This may be a bit out of place here...

Does anyone know anything about "dimensional regularization" of integrals? It is one method to renormalize integrals in Quantum Field Theory. I'm not sure where it crops up in Math, but it's probably somewhere. (Odd are no Physicist could come up with something this clever! I'm a Physicist, so I can say that.

)

Anyway, the basic method is this: We start with the divergent integral:

$\displaystyle \int d^4x F(x^{\mu})$. The form of the function won't come into play here, so don't worry about it. The idea is to isolate the divergent part of the integral by letting the dimension of the integral be variable, then at the end of the calculation take $\displaystyle \lim_{d \rightarrow 4}$ of the resulting expression. It sounds cheesy, but it does work, at least for certain forms of F.

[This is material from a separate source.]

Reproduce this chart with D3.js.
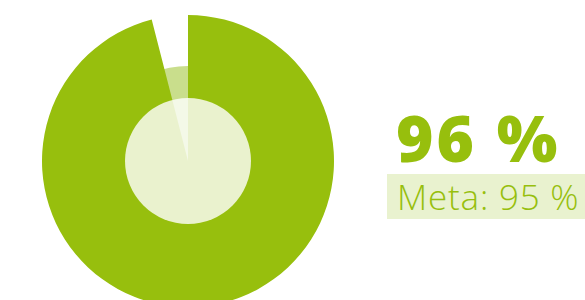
<!DOCTYPE html>
<html>
<head>
<meta charset="utf-8">
<script src="https://cdn.jsdelivr.net/npm/d3@7"></script>
<style>
  html, body { margin: 0; padding: 0; background: #fff; overflow: hidden; }
  #svg-container { width: 585px; height: 300px; }
</style>
</head>
<body>
<div id="svg-container"></div>
<script>
// data
const value = [96];
const meta = [95];
const total = [100];
const valueLabel = (v) => `${v} %`;
const metaLabel = (v) => `Meta: ${v} %`;

// colours
const green = "#97bf0d";
const pale = "#c9de8c";
const paleBox = "#e9f2cf";

const width = 585;
const height = 300;
const cx = 188;
const cy = 161;

const svg = d3.select("#svg-container").append("svg")
  .attr("width", width)
  .attr("height", height);

// percentage -> angle
const angle = d3.scaleLinear().domain([0, total[0]]).range([0, 2 * Math.PI]);

const g = svg.append("g").attr("transform", `translate(${cx},${cy})`);

// background ring (full)
g.append("path")
  .datum(total[0])
  .attr("d", (d) => d3.arc().innerRadius(0).outerRadius(95)
    .startAngle(angle(0)).endAngle(angle(d))())
  .attr("fill", pale);

// value arc
g.append("path")
  .datum(value[0])
  .attr("d", (d) => d3.arc().innerRadius(0).outerRadius(146)
    .startAngle(angle(0)).endAngle(angle(d))())
  .attr("fill", green);

// centre overlay
g.append("circle")
  .attr("r", 63)
  .attr("fill", "#fff")
  .attr("fill-opacity", 0.8);

// big value
svg.append("text")
  .attr("x", 396)
  .attr("y", 162)
  .attr("font-family", "'Open Sans', sans-serif")
  .attr("font-weight", 800)
  .attr("font-size", 64)
  .attr("letter-spacing", 3)
  .attr("fill", green)
  .text(valueLabel(value[0]));

// meta box
svg.append("rect")
  .attr("x", 387)
  .attr("y", 174)
  .attr("width", 220)
  .attr("height", 45)
  .attr("fill", paleBox);

svg.append("text")
  .attr("x", 397)
  .attr("y", 210)
  .attr("font-family", "'Open Sans', sans-serif")
  .attr("font-weight", 300)
  .attr("font-size", 35)
  .attr("letter-spacing", 0.8)
  .attr("fill", green)
  .text(metaLabel(meta[0]));
</script>
</body>
</html>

Now I was thinking about something I saw in another thread...a trick question, but the logic seems to apply here. Consider the equation:

$\displaystyle x^2=x+x+...+x+x$ where x appears on the RHS x times. Now take the derivative: $\displaystyle 2x=1+1+...+1+1=x$. Apparently, then, 2=1. The reason this fails is that we are taking the derivative of x that is

*variable* on the LHS, but a

*constant* on the RHS.

Aren't we doing something similar in the integral above? I have yet to see a case in QFT where the dimension is anything but an integer, so taking the limit as d approaches 4 seems a bit ridiculous as a dimension of $\displaystyle d+ \epsilon$ for small $\displaystyle \epsilon$ doesn't exist.

I admit that the method works, but how can it work??